Author: Ayush Tiwari <ayushtiwari.slg01@gmail.com>
Discussion: https://postgr.es/m/CAJTYsWVoD3V9yhhqSae1_wqcnTdpFY-hDT7dPm5005ZFsL_bpA@mail.gmail.com
Backpatch-through: 15
---
 src/backend/postmaster/postmaster.c | 48 +++++++++--------------------
 1 file changed, 15 insertions(+), 33 deletions(-)

diff --git a/src/backend/postmaster/postmaster.c b/src/backend/postmaster/postmaster.c
index b6fd332f196..90c7c4528e8 100644
--- a/src/backend/postmaster/postmaster.c
+++ b/src/backend/postmaster/postmaster.c
@@ -304,12 +304,13 @@ static bool FatalError = false; /* T if recovering from backend crash */
  *
  * When the startup process is ready to start archive recovery, it signals the
  * postmaster, and we switch to PM_RECOVERY state. The background writer and
- * checkpointer are launched, while the startup process continues applying WAL.
- * If Hot Standby is enabled, then, after reaching a consistent point in WAL
- * redo, startup process signals us again, and we switch to PM_HOT_STANDBY
- * state and begin accepting connections to perform read-only queries.  When
- * archive recovery is finished, the startup process exits with exit code 0
- * and we switch to PM_RUN state.
+ * checkpointer are already running (as these are launched during PM_STARTUP),
+ * and the startup process continues applying WAL.  If Hot Standby is enabled,
+ * then, after reaching a consistent point in WAL redo, startup process
+ * signals us again, and we switch to PM_HOT_STANDBY state and begin accepting
+ * connections to perform read-only queries.  When archive recovery is
+ * finished, the startup process exits with exit code 0 and we switch to
+ * PM_RUN state.
  *
  * Normal child backends can only be launched when we are in PM_RUN or
  * PM_HOT_STANDBY state.  (connsAllowed can also restrict launching.)
@@ -2305,29 +2306,13 @@ process_pm_child_exit(void)
 			}
 
 			/*
-			 * Unexpected exit of startup process (including FATAL exit)

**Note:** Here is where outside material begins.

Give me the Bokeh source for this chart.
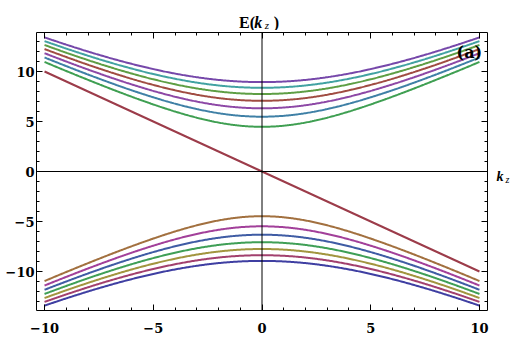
import numpy as np
from bokeh.plotting import figure
from bokeh.layouts import column, row
from bokeh.models import LinearAxis, Range1d, Span, Label, FixedTicker
from bokeh.embed import file_html
from bokeh.resources import INLINE

# ---- data ----
kz = np.linspace(-10, 10, 401)
upper_gaps = [4.47, 5.48, 6.32, 7.07, 7.75, 8.37, 8.94]
upper_colors = ["#3f9f52", "#3f80a6", "#8d48a6", "#a04c42", "#5e9e44", "#42a2a2", "#7648aa"]
lower_gaps = [8.94, 8.37, 7.75, 7.07, 6.32, 5.48, 4.47]
lower_colors = ["#3f3fa2", "#a2406e", "#a2953f", "#3f9f56", "#3f5ca4", "#a2409a", "#a2703f"]
linear_slope = -1.0
linear_color = "#9c3c4a"
major_ticks = [-10, -5, 0, 5, 10]
minor_ticks = list(range(-13, 14))
tick_overrides = {-10: "\u221210", -5: "\u22125", 0: "0", 5: "5", 10: "10"}

x_range = Range1d(-10.37, 10.37)
y_range = Range1d(-13.9, 13.9)

p = figure(width=490, height=309, output_backend="svg", toolbar_location=None, title=None,
           x_range=x_range, y_range=y_range,
           min_border_left=36, min_border_right=3, min_border_top=2, min_border_bottom=29)
p.grid.visible = False
p.outline_line_color = "black"
p.outline_line_width = 1
p.background_fill_color = "white"
p.border_fill_color = "white"

def style_axis(ax):
    ax.ticker = FixedTicker(ticks=major_ticks, minor_ticks=minor_ticks)
    ax.axis_line_color = None
    ax.major_tick_in = 6
    ax.major_tick_out = 0
    ax.minor_tick_in = 3
    ax.minor_tick_out = 0
    ax.major_tick_line_color = "black"
    ax.minor_tick_line_color = "black"
    ax.major_label_overrides = tick_overrides
    ax.major_label_text_font = "DejaVu Serif"
    ax.major_label_text_font_style = "bold"
    ax.major_label_text_font_size = "13px"
    ax.major_label_text_color = "black"

for ax in p.xaxis:
    style_axis(ax)
    ax.major_label_standoff = 12
for ax in p.yaxis:
    style_axis(ax)
    ax.major_label_standoff = 2

# tick marks only (no labels) on the top and right frame edges
def bare_axis(ticks, length):
    ax = LinearAxis(ticker=FixedTicker(ticks=[], minor_ticks=ticks))
    ax.axis_line_color = None
    ax.major_tick_in = 0
    ax.major_tick_out = 0
    ax.minor_tick_in = length
    ax.minor_tick_out = 0
    ax.minor_tick_line_color = "black"
    ax.major_label_standoff = 0
    return ax

minor_only = [t for t in minor_ticks if t not in major_ticks]
p.add_layout(bare_axis(major_ticks, 6), "above")
p.add_layout(bare_axis(minor_only, 3), "above")
p.add_layout(bare_axis(major_ticks, 6), "right")
p.add_layout(bare_axis(minor_only, 3), "right")

# axes through origin
p.add_layout(Span(location=0, dimension="width", line_color="black", line_width=1))
p.add_layout(Span(location=0, dimension="height", line_color="black", line_width=1))

for g, c in zip(upper_gaps, upper_colors):
    p.line(kz, np.sqrt(g**2 + kz**2), line_color=c, line_width=2)
for g, c in zip(lower_gaps, lower_colors):
    p.line(kz, -np.sqrt(g**2 + kz**2), line_color=c, line_width=2)
p.line(kz, linear_slope * kz, line_color=linear_color, line_width=2)

def blank_fig(w, h, xr, yr, left, right, top, bottom):
    f = figure(width=w, height=h, output_backend="svg", toolbar_location=None, title=None,
               x_range=xr, y_range=yr, x_axis_type=None, y_axis_type=None,
               min_border_left=left, min_border_right=right,
               min_border_top=top, min_border_bottom=bottom)
    f.grid.visible = False
    f.outline_line_color = None
    f.background_fill_color = "white"
    f.border_fill_color = "white"
    return f

def lab(f, x, y, t, size, style, font="Liberation Serif"):
    f.add_layout(Label(x=x, y=y, text=t, text_font=font, text_font_size=size,
                       text_font_style=style, text_color="black",
                       text_baseline="alphabetic", text_align="left"))

# title strip E(k_z)
tf = blank_fig(516, 30, x_range, Range1d(0, 30), 37, 29, 0, 0)
lab(tf, -1.08, 8, "E(", "16px", "bold")
lab(tf, -0.38, 8, "k", "16px", "bold italic")
lab(tf, 0.10, 5.3, "z", "11px", "italic")
lab(tf, 0.52, 8, ")", "16px", "bold")

# k_z axis label strip on the right
kf = blank_fig(26, 309, Range1d(0, 26), y_range, 0, 0, 2, 29)
lab(kf, 6, -0.54, "k", "14px", "bold italic")
lab(kf, 15, -0.82, "z", "10px", "italic")

# panel label
lab(p, 8.95, 11.9, "(a)", "16px", "bold", font="DejaVu Serif")

layout = column(tf, row(p, kf))
open("out.html", "w").write(file_html(layout, INLINE))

-			 * during PM_STARTUP is treated as catastrophic. There are no
-			 * other processes running yet, so we can just exit.
-			 */
-			if (pmState == PM_STARTUP &&
-				StartupStatus != STARTUP_SIGNALED &&
-				!EXIT_STATUS_0(exitstatus))
-			{
-				LogChildExit(LOG, _("startup process"),
-							 pid, exitstatus);
-				ereport(LOG,
-						(errmsg("aborting startup due to startup process failure")));
-				ExitPostmaster(1);
-			}
-
-			/*
-			 * After PM_STARTUP, any unexpected exit (including FATAL exit) of
-			 * the startup process is catastrophic, so kill other children,
-			 * and set StartupStatus so we don't try to reinitialize after
-			 * they're gone.  Exception: if StartupStatus is STARTUP_SIGNALED,
-			 * then we previously sent the startup process a SIGQUIT; so
-			 * that's probably the reason it died, and we do want to try to
-			 * restart in that case.
+			 * Any unexpected exit (including FATAL exit) of the startup
+			 * process is catastrophic, so kill other children, and set
+			 * StartupStatus so we don't try to reinitialize after they're
+			 * gone.  Exception: if StartupStatus is STARTUP_SIGNALED, then we
+			 * previously sent the startup process a SIGQUIT; so that's
+			 * probably the reason it died, and we do want to try to restart
+			 * in that case.
 			 *
 			 * This stanza also handles the case where we sent a SIGQUIT
 			 * during PM_STARTUP due to some dead-end child crashing: in that
@@ -2780,12 +2765,9 @@ HandleFatalError(QuitSignalReason reason, bool consider_sigabrt)
 			/* shouldn't have any children */
 			Assert(false);
 			break;
-		case PM_STARTUP:
-			/* should have been handled in process_pm_child_exit */
-			Assert(false);
-			break;
 
 			/* wait for children to die */
+		case PM_STARTUP:
 		case PM_RECOVERY:
 		case PM_HOT_STANDBY:
 		case PM_RUN:
-- 
2.47.3